Сектантский кошмар вместо сказки

15 июня 2025 года в Опере на Рейне (Дюссельдорф) состоялась премьера «Русалки» Дворжака в режиссуре Василия Бархатова. Вместо привычной фольклорной сказки Бархатов предлагает мрачную историю о религиозной секте, где героиня, воспитанная в духе подчинения и страха, пытается вырваться за пределы монастыря, но находит снаружи лишь пустоту и безразличие. Никита Дубов побывал на спектакле и делится своими впечатлениями.

© Barbara Aumüller

Есть оперы — любимицы публики: их ставить сложно из-за переинтерпретированности. Попробуйте придумать что-то радикально новенькое для «Травиаты» или «Волшебной флейты» без того, что пойти наперекор тексту или музыке. Есть оперы — блокбастеры, вроде «Аиды» или «Турандот», в которых удельный вес шлягеров, помноженный на роскошь массовых сцен, почти всегда подавляет любые режиссерские интервенции. А есть тихие шедевры вроде «Русалки» Дворжака, которые обманчиво кажутся знакомыми и простыми, а на проверку оказываются крепкими орешками, таящими массу подводных камней.

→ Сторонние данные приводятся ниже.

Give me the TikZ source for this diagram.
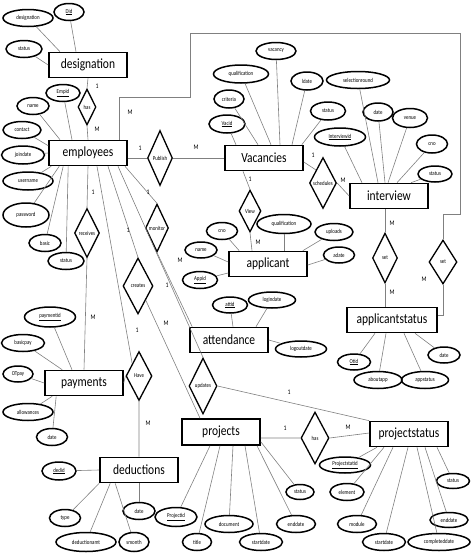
\documentclass[tikz,border=0pt]{standalone}
\usepackage{fontspec}
\setmainfont{Carlito}
\newfontfamily\erfont[FakeStretch=0.82]{Carlito}
\usetikzlibrary{shapes.geometric}

\begin{document}
\begin{tikzpicture}[x=1pt,y=-1pt,
  ent/.style={draw,line width=1.6pt,minimum width=78pt,minimum height=25pt,inner sep=0pt,font=\erfont\fontsize{14}{16}\selectfont},
  attr/.style={ellipse,draw,line width=1.5pt,inner xsep=1pt,inner ysep=0.5pt,minimum width=#1pt,minimum height=17pt,font=\erfont\fontsize{6}{7}\selectfont},
  attr/.default=32,
  rel/.style={diamond,draw,line width=1.3pt,inner sep=0pt,aspect=0.5,minimum width=25pt,minimum height=50pt,font=\erfont\fontsize{6}{7}\selectfont},
  ln/.style={draw=gray,line width=0.6pt},
  card/.style={inner sep=0pt,font=\erfont\fontsize{7}{8}\selectfont}]
  \useasboundingbox (0,0) rectangle (474,555);
  % entities
  \node[ent] (desig) at (88,65) {designation};
  \node[ent] (emp) at (88,153) {employees};
  \node[ent] (vac) at (264,158) {Vacancies};
  \node[ent] (intv) at (389,196) {interview};
  \node[ent] (appl) at (268,264) {applicant};
  \node[ent,minimum width=90pt] (apst) at (392,320) {applicantstatus};
  \node[ent] (attd) at (229,340) {attendance};
  \node[ent] (pay) at (84,383) {payments};
  \node[ent] (ded) at (139,470) {deductions};
  \node[ent,minimum height=26pt] (proj) at (221,432) {projects};
  \node[ent] (pst) at (409,434) {projectstatus};
  % relationships
  \node[rel,minimum width=18pt,minimum height=36pt] (hasdes) at (87,107) {has};
  \node[rel,minimum height=55pt] (pub) at (160,158) {Publish};
  \node[rel,minimum width=27pt,minimum height=51pt] (sched) at (323,183) {schedules};
  \node[rel,minimum width=22pt,minimum height=42pt] (view) at (250,211) {View};
  \node[rel,minimum height=49pt] (recv) at (87,233) {receives};
  \node[rel,minimum width=23pt,minimum height=48pt] (mon) at (157,228) {monitor};
  \node[rel,minimum width=30pt,minimum height=56pt] (cre) at (138,286) {creates};
  \node[rel,minimum width=26pt,minimum height=49pt] (have) at (139,376) {Have};
  \node[rel,minimum width=28pt,minimum height=56pt] (upd) at (203,386) {updates};
  \node[rel,minimum width=28pt,minimum height=52pt] (hasps) at (315,438) {has};
  \node[rel] (setl) at (385,258) {set};
  \node[rel,minimum width=28pt,minimum height=44pt] (setr) at (443,262) {set};
  % attributes of designation and employees
  \node[attr=50] (dname) at (28,18) {designation};
  \node[attr=30] (did) at (69,12) {\underline{Did}};
  \node[attr=36] (dstat) at (24,49) {status};
  \node[attr=34] (empid) at (63,93) {\underline{Empid}};
  \node[attr=32] (ename) at (33,106) {name};
  \node[attr=38] (econt) at (22,130) {contact};
  \node[attr=43,minimum height=18pt] (ejoin) at (23,155) {joindate};
  \node[attr=50,minimum height=18pt] (euser) at (28,181) {username};
  \node[attr=46,minimum height=24pt] (epass) at (26,215) {password};
  \node[attr=32] (ebasic) at (45,243) {basic};
  \node[attr=36] (estat) at (66,261) {status};
  % attributes of vacancies and interview
  \node[attr=36,minimum height=18pt] (vacid) at (227,124) {\underline{Vacid}};
  \node[attr=30,minimum height=18pt] (vcrit) at (229,99) {criteria};
  \node[attr=55,minimum height=18pt] (vqual) at (241,74) {qualification};
  \node[attr=40] (vcount) at (276,51) {vacancy};
  \node[attr=32,minimum height=18pt] (vldate) at (307,81) {ldate};
  \node[attr=35,minimum height=18pt] (vstat) at (328,111) {status};
  \node[attr=51,minimum height=18pt] (intid) at (340,137) {\underline{Interviewid}};
  \node[attr=63] (isel) at (358,80) {selectionround};
  \node[attr=30,minimum height=18pt] (idate) at (378,112) {date};
  \node[attr=35,minimum height=19pt] (ivenue) at (410,118) {venue};
  \node[attr=31,minimum height=18pt] (icno) at (432,144) {cno};
  \node[attr=34,minimum height=16pt] (istat) at (435,174) {status};
  % attributes of applicant, applicantstatus, attendance
  \node[attr=31] (acno) at (222,231) {cno};
  \node[attr=54,minimum height=19pt] (aqual) at (284,224) {qualification};
  \node[attr=38] (aupl) at (334,232) {uploads};
  \node[attr=31,minimum height=16pt] (adate) at (339,255) {adate};
  \node[attr=32,minimum height=16pt] (aname) at (201,250) {name};
  \node[attr=35] (appid) at (200,280) {\underline{Appid}};
  \node[attr=33,minimum height=16pt] (otid) at (354,362) {\underline{Otid}};
  \node[attr=48] (about) at (378,380) {aboutapp};
  \node[attr=47] (apstat) at (425,380) {appstatus};
  \node[attr=32,minimum height=16pt] (asdate) at (444,355) {date};
  \node[attr=35,minimum height=16pt] (attid) at (230,305) {\underline{attid}};
  \node[attr=47,minimum height=16pt] (login) at (272,300) {logindate};
  \node[attr=51,minimum height=16pt] (logout) at (301,349) {logoutdate};
  % attributes of payments and deductions
  \node[attr=51,minimum height=20pt] (payid) at (50,317) {\underline{paymentid}};
  \node[attr=43] (bpay) at (23,343) {basicpay};
  \node[attr=30,minimum height=16pt] (otpay) at (18,374) {OTpay};
  \node[attr=50] (allow) at (28,412) {allowances};
  \node[attr=31] (pdate) at (52,437) {date};
  \node[attr=34,minimum height=18pt] (dedid) at (59,471) {\underline{dedid}};
  \node[attr=31] (dtype) at (65,518) {type};
  \node[attr=60,minimum height=19pt] (damt) at (86,542) {deductionamt};
  \node[attr=30,minimum height=19pt] (smonth) at (134,542) {smonth};
  \node[attr=32] (ddate) at (139,511) {date};
  % attributes of projects and projectstatus
  \node[attr=42,minimum height=19pt] (projid) at (176,517) {\underline{Projectid}};
  \node[attr=29] (ptitle) at (197,542) {title};
  \node[attr=48] (pdoc) at (229,524) {document};
  \node[attr=43] (pstart) at (261,542) {startdate};
  \node[attr=39] (pend) at (296,524) {enddate};
  \node[attr=28,minimum height=15pt] (pstat) at (300,492) {status};
  \node[attr=51,minimum height=16pt] (psid) at (345,465) {\underline{Projectstatid}};
  \node[attr=34] (pselem) at (347,492) {element};
  \node[attr=39] (psmod) at (357,524) {module};
  \node[attr=43] (psstart) at (384,542) {startdate};
  \node[attr=62] (pscomp) at (439,542) {completeddate};
  \node[attr=38,minimum height=15pt] (psend) at (449,520) {enddate};
  \node[attr=33,minimum height=15pt] (psstat) at (453,481) {status};
  % corners of the long connector
  \coordinate (lpA) at (119,97); \coordinate (lpB) at (190,97);
  \coordinate (lpC) at (190,33); \coordinate (lpD) at (460,33);
  \coordinate (lpE) at (460,214); \coordinate (lpF) at (443,214);
  \coordinate (lpG) at (443,315);
  % attribute lines
  \draw[ln] (dname) -- ([xshift=-28pt]desig.north); \draw[ln] (did) -- ([xshift=-12pt]desig.north);
  \draw[ln] (dstat) -- (desig.west);
  \draw[ln] (empid) -- ([xshift=-16pt]emp.north); \draw[ln] (ename) -- ([xshift=-28pt]emp.north);
  \draw[ln] (econt) -- ([yshift=-6pt]emp.north west); \draw[ln] (ejoin) -- (emp.west);
  \draw[ln] (euser) -- ([xshift=3pt]emp.south west); \draw[ln] (epass) -- ([xshift=11pt]emp.south west);
  \draw[ln] (ebasic) -- ([xshift=15pt]emp.south west); \draw[ln] (estat) -- ([xshift=20pt]emp.south west);
  \draw[ln] (vacid) -- ([xshift=-28pt]vac.north); \draw[ln] (vcrit) -- ([xshift=-6pt]vac.north);
  \draw[ln] (vqual) -- ([xshift=7pt]vac.north); \draw[ln] (vcount) -- ([xshift=16pt]vac.north);
  \draw[ln] (vldate) -- ([xshift=28pt]vac.north); \draw[ln] (vstat) -- ([xshift=-2pt]vac.north east);
  \draw[ln] (intid) -- ([xshift=-27pt]intv.north); \draw[ln] (isel) -- ([xshift=-11pt]intv.north);
  \draw[ln] (idate) -- ([xshift=-4pt]intv.north); \draw[ln] (ivenue) -- ([xshift=-1pt]intv.north);
  \draw[ln] (icno) -- ([xshift=8pt]intv.north); \draw[ln] (istat) -- ([xshift=22pt]intv.north);
  \draw[ln] (acno) -- ([xshift=11pt]appl.north west); \draw[ln] (aqual) -- ([xshift=16pt]appl.north);
  \draw[ln] (aupl) -- ([xshift=-5pt]appl.north east); \draw[ln] (adate) -- ([yshift=-1pt]appl.east);
  \draw[ln] (aname) -- ([yshift=2pt]appl.west); \draw[ln] (appid) -- ([yshift=-9pt]appl.west);
  \draw[ln] (otid) -- ([xshift=-17pt]apst.south); \draw[ln] (about) -- ([xshift=-6pt]apst.south);
  \draw[ln] (apstat) -- ([xshift=12pt]apst.south); \draw[ln] (asdate) -- ([xshift=23pt]apst.south);
  \draw[ln] (attid) -- ([xshift=4pt]attd.north); \draw[ln] (login) -- ([xshift=27pt]attd.north);
  \draw[ln] (logout) -- (attd.east);
  \draw[ln] (payid) -- ([xshift=-12pt]pay.north); \draw[ln] (bpay) -- ([xshift=18pt]pay.north west);
  \draw[ln] (otpay) -- (pay.west); \draw[ln] (allow) -- ([xshift=8pt]pay.south west);
  \draw[ln] (pdate) -- ([xshift=12pt]pay.south west);
  \draw[ln] (dedid) -- (ded.west); \draw[ln] (dtype) -- (ded.south west);
  \draw[ln] (damt) -- ([xshift=11pt]ded.south west); \draw[ln] (smonth) -- ([xshift=16pt]ded.south west);
  \draw[ln] (ddate) -- (ded.south);
  \draw[ln] (projid) -- ([xshift=-11pt]proj.south); \draw[ln] (ptitle) -- ([xshift=-1pt]proj.south);
  \draw[ln] (pdoc) -- ([xshift=12pt]proj.south); \draw[ln] (pstart) -- ([xshift=24pt]proj.south);
  \draw[ln] (pend) -- ([xshift=36pt]proj.south); \draw[ln] (pstat) -- ([yshift=4pt]proj.south east);
  \draw[ln] (psid) -- ([xshift=-32pt]pst.south); \draw[ln] (pselem) -- ([xshift=-25pt]pst.south);
  \draw[ln] (psmod) -- ([xshift=-16pt]pst.south); \draw[ln] (psstart) -- ([xshift=-1pt]pst.south);
  \draw[ln] (pscomp) -- ([xshift=8pt]pst.south); \draw[ln] (psend) -- ([xshift=16pt]pst.south);
  \draw[ln] (psstat) -- ([xshift=28pt]pst.south);
  % relationship lines
  \draw[ln] (desig.south) -- (hasdes.north) (hasdes.south) -- (emp.north);
  \draw[ln] (pub.west -| emp.east) -- (pub.west) (pub.east) -- (vac.west);
  \draw[ln] ([xshift=31pt]emp.north) -- (lpA) -- (lpB) -- (lpC) -- (lpD) -- (lpE) -- (lpF) -- (setr.north);
  \draw[ln] (setr.south) -- (lpG) -- (lpG -| apst.east);
  \draw[ln] ([yshift=-4pt]vac.east) -- (sched.north west) (sched.east) -- (intv.west);
  \draw[ln] ([xshift=-21pt]vac.south) -- (view.north) (view.south) -- ([xshift=-16pt]appl.north);
  \draw[ln] ([xshift=-4pt]intv.south) -- (setl.north) (setl.south) -- ([xshift=-7pt]apst.north);
  \draw[ln] (emp.south) -- (recv.north) (recv.south) -- (pay.north);
  \draw[ln] ([xshift=37pt]emp.south) -- (mon.north) (mon.south) -- ([xshift=3pt]attd.north west);
  \draw[ln] ([xshift=20pt]emp.south) -- (cre.north) (cre.south east) -- ([xshift=-21pt]proj.north);
  \draw[ln] ([xshift=9pt]emp.south) -- (have.north west) (have.south) -- (ded.north) (pay.east) -- (have.west);
  \draw[ln] ([xshift=30pt]emp.south) -- (upd.north) (upd.east) -- (pst.north west);
  \draw[ln] (hasps.west -| proj.east) -- (hasps.west) (hasps.east) -- ([yshift=1pt]pst.west);
  % cardinalities
  \node[card] (k1) at (97,86) {1}; \node[card] (k2) at (97,129) {M};
  \node[card] (k3) at (140,148) {1}; \node[card] (k4) at (196,147) {M};
  \node[card] (k5) at (130,112) {M}; \node[card] (k6) at (424,279) {M};
  \node[card] (k7) at (313,155) {1}; \node[card] (k8) at (343,180) {M};
  \node[card] (k9) at (250,179) {1}; \node[card] (k10) at (258,242) {M};
  \node[card] (k11) at (392,223) {M}; \node[card] (k12) at (392,292) {M};
  \node[card] (k13) at (148,192) {1}; \node[card] (k14) at (180,260) {M};
  \node[card] (k15) at (93,192) {1}; \node[card] (k16) at (93,317) {M};
  \node[card] (k17) at (128,230) {1}; \node[card] (k18) at (166,323) {M};
  \node[card] (k19) at (137,330) {1}; \node[card] (k20) at (148,423) {M};
  \node[card] (k21) at (167,285) {1}; \node[card] (k22) at (289,392) {1};
  \node[card] (k23) at (285,428) {1}; \node[card] (k24) at (348,427) {M};
\end{tikzpicture}
\end{document}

Поздний шедевр главного чешского классика (шестидесятилетний Антонин Дворжак сочинил «Русалку» в 1901) только лишь прикидывается фольклорной вариацией на архетипический сюжет. Водяная нимфа влюбляется в обаятельного Принца и готова идти на все, чтобы стать человеком и претендовать на ответное чувство. Главная героиня меняет свой голос на возможность ходить по земле, но все тщетно — ветренный Принц покидает молчаливую незнакомку при первой же возможности, а Русалка обречена на вечное проклятье. В либретто Ярослава Квапила она превращается в блуждающий огонек и против своей воли губит возлюбленного, в котором проснулась не только прежняя страсть, но и совесть. Кроме этого, поэт задал композитору задачку со звездочкой. Текст «Русалки» вопиюще неопернен: ни одного ансамбля, ни одного по-хорошему импозантного финала, сплошь пространные монологи да задумчивый символизм. Дворжак при этом балансирует между вагнеровской истомой, вычурностью в духе fin de siecle, психологической достоверностью и щедро приправляет это гремучую смесь этнографией — попробуйте назвать более чешскую по звучанию оперу, чем эта! В результате получилась партитура дивной красоты, которую, во-первых, очень сложно оживить, а, во-вторых, режиссерам приходится постоянно лавировать между психограммой и волшебством.

1

© Barbara Aumüller

Василий Бархатов, кажется, был рожден для того, чтобы поставить «Русалку». Его фирменный почерк как раз сочетает предельную конкретику сценических обстоятельств с экскурсами в пугающий сюрреализм и глубины бессознательного. В своей дюссельдорфской постановке Бархатов вполне следуя духу оригинала сталкивает два предельно конкретных, но полярных друг другу мира. Вот только сказкой там и не пахло. Главная героиня — послушница секты схигумена Сергия. О похождениях строптивого монаха, нашумевшего в 2020-х своими деяниями в Среднеуральском женском монастыре, подробно рассказано в программке спектакля, но даже без этих знаний (где Дюссельдорф и где Свердловская область?) атмосферой духовного тоталитаризма, царящего на сцене, невозможно не проникнуться. Русалка попала в это царство ужаса и экстаза еще маленькой девочкой и слепила свои представления о плохом и хорошем из того, что было. Радостей в монастыре немного: украденный молодежный журнал с постерами да огромная купель перед алтарем, в которую протагонистка окунается с головой, чтобы потушить пожар молодых страстей. Кроме того, ее с завидной частотой посещает видение прекрасного юноши в золотом одеянии, идеализированный образ мужчины мечты, о простом семейном счастье с которым главная героиня грезит. После драматичного объяснения с настоятелем по прозванию Водник и его злобной помощницей Ежи-бабой, девушка вырывается на волю, но столкновение с реальностью оказывается еще более травмирующим, чем все ужасы монастыря. Мир «нормальных» людей — это заплеваная забегаловка, в которой смазливый серцеед Принц празднует свой день рождения и клянется любой первой встречной в любви. Вот только Русалка в его клятвы верит, забывает о своем золотом красавце, и очертя голову бросается в новую жизнь. Закончится все предсказуемым безумием и крахом иллюзий.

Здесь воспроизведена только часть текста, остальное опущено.